Mai and her husband shared a love of horticulture. They purchased a large estate, Planting Fields, in 1913. It had been established in 1904 by Helen MacGregor Byrne – wife of New York City lawyer James Byrne, and built on the Gold Coast of Long Island, New York in Oyster Bay.

When used as the Coe family estate, the mansion was referred to as "the residence" or "the house". The name "Coe Hall" was coined much later, when the land was used as a temporary campus for the State University of New York (SUNY) in the 1950s and 1960s. The Coes began planting and landscaping under the guidance of the Boston landscaping firm of Guy Lowell and A. R. Sargent. In 1915, Lowell and Sargent oversaw transport of the two beech trees from Fairhaven (Mai's childhood home). The gigantic beeches, with root balls thirty feet (nine metres) in diameter, were ferried across Long Island Sound in mid-winter. Roads were widened and utility wires temporarily removed to make way. Only one of the two trees survived the journey. The second beech tree lived until the 21st century, but was taken down in February 2006. However, the "Fairhaven Beech" will live on.
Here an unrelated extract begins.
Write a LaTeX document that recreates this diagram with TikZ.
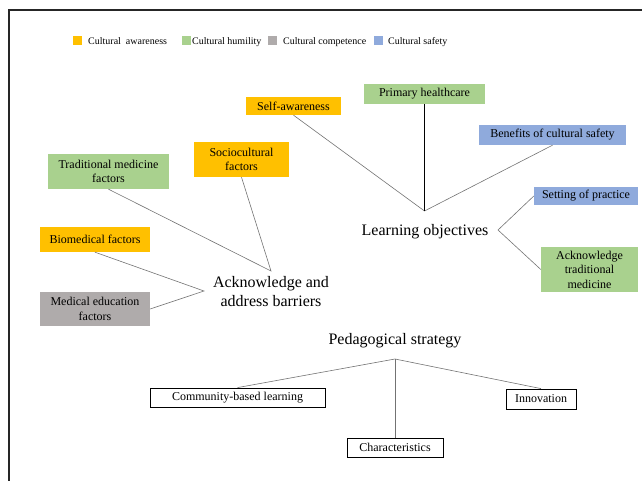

Seedlings were collected from the tree from 2000 to 2005.

The property's first mansion burned to the ground on March 19, 1918; its replacement, the present Main House (previously referred to as Coe Hall), was constructed between 1918 and 1921 in the Tudor Revival style and faced in Indiana limestone. It was designed by the firm of Walker & Gillette and was completed in 1921. Images from a book of English country houses, especially those of Moyns Park, Athelhampton, and St. Catherine's Court, inspired its architecture. William and Mai Coe's interest in rare species of trees and plant collections made the estate a botanical marvel.

Mai was chronically ill for the last decade of her life. Following an extended illness, Mai died in 1924, aged 49, and was interred nearby.

== Planting Fields Arboretum State Historic Park ==

The 353 acre (1.4 km²) estate was deeded to the State of New York in 1949 (during Mr. Coe's lifetime) to become Planting Fields Arboretum State Historic Park. The 355 acre estate includes Coe Hall and a large arboretum. William Robertson Coe died in 1955.